The to and from algorithm
This algorithm is presented at eurocrypt 2003 [1]. This algorithm is mainly intended for when the boolean functions are permutation, and we will start by assuming [math]\displaystyle{ f }[/math] and [math]\displaystyle{ g }[/math] are permutations.
The idea of the algorithm is to go use information gathered about [math]\displaystyle{ A_1 }[/math] to deduce information about [math]\displaystyle{ A_2 }[/math] and the other way around. To see how this can work let's say we know some value of [math]\displaystyle{ A_1 }[/math], lets say [math]\displaystyle{ A_1(x) = y }[/math]. We of course also know the value of [math]\displaystyle{ G }[/math] at [math]\displaystyle{ y }[/math] so lets say that [math]\displaystyle{ G(y) = z }[/math]. Then we know that [math]\displaystyle{ F(x) = A_2 \circ G \circ A_1(x) = A_2 \circ G(y) = A_2(z) }[/math]. So we now know that [math]\displaystyle{ A_2(z) }[/math] must be equal to [math]\displaystyle{ G(y) }[/math].
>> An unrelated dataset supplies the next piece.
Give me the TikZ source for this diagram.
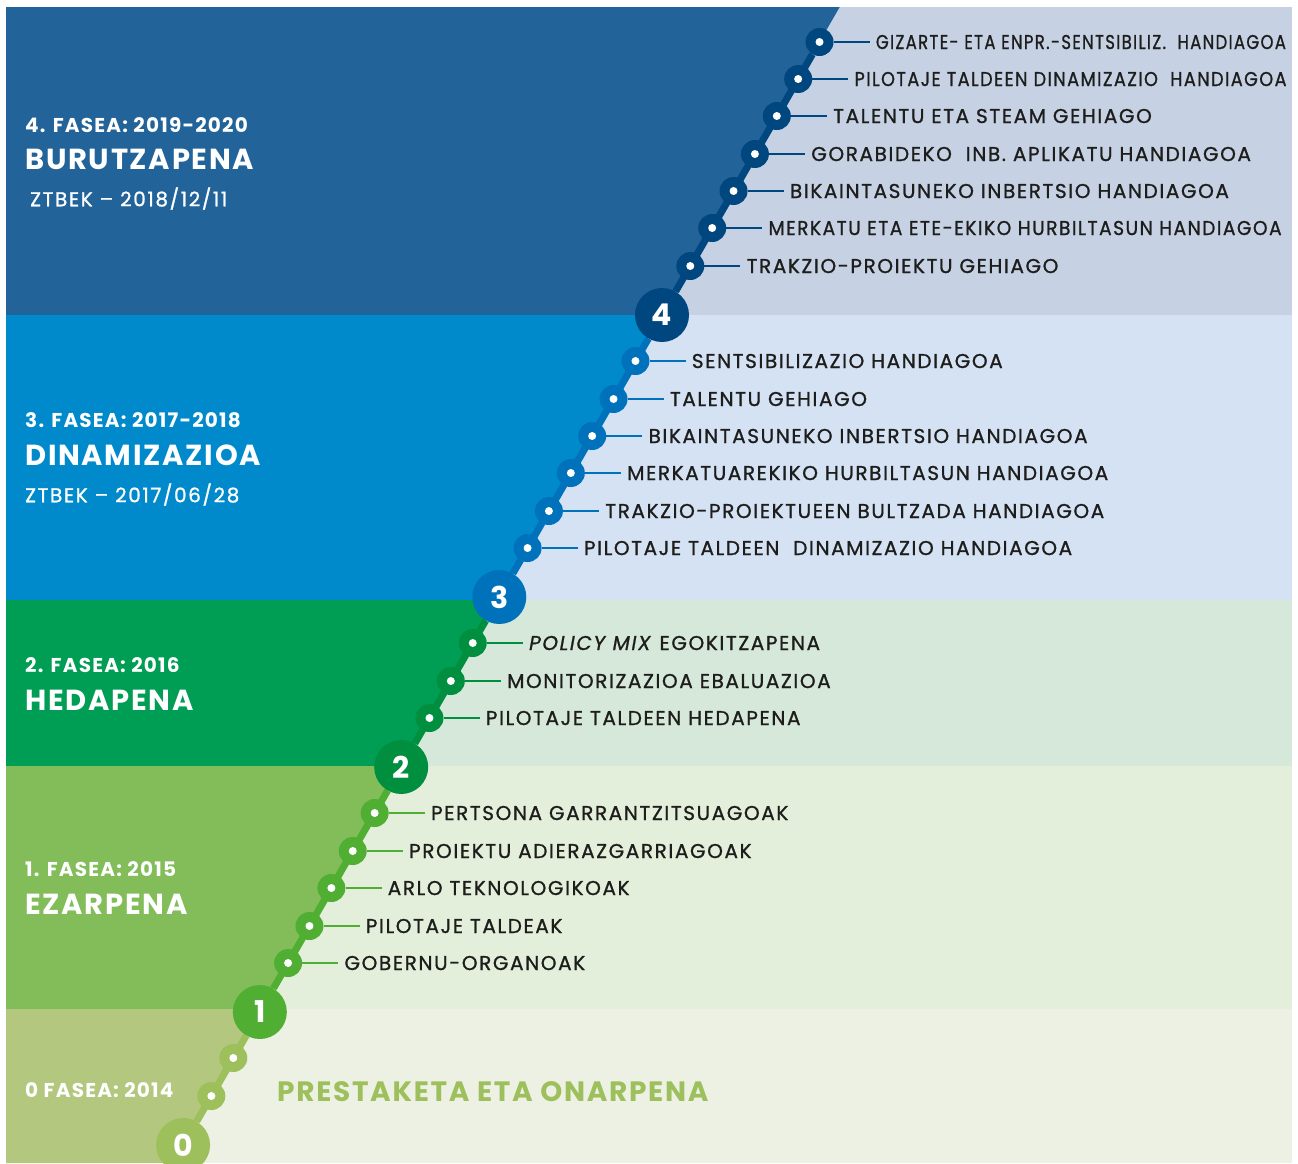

- ↑ Biryukov, Alex, et al. "A toolbox for cryptanalysis: Linear and affine equivalence algorithms." Advances in Cryptology—EUROCRYPT 2003: International Conference on the Theory and Applications of Cryptographic Techniques, Warsaw, Poland, May 4–8, 2003 Proceedings 22. Springer Berlin Heidelberg, 2003.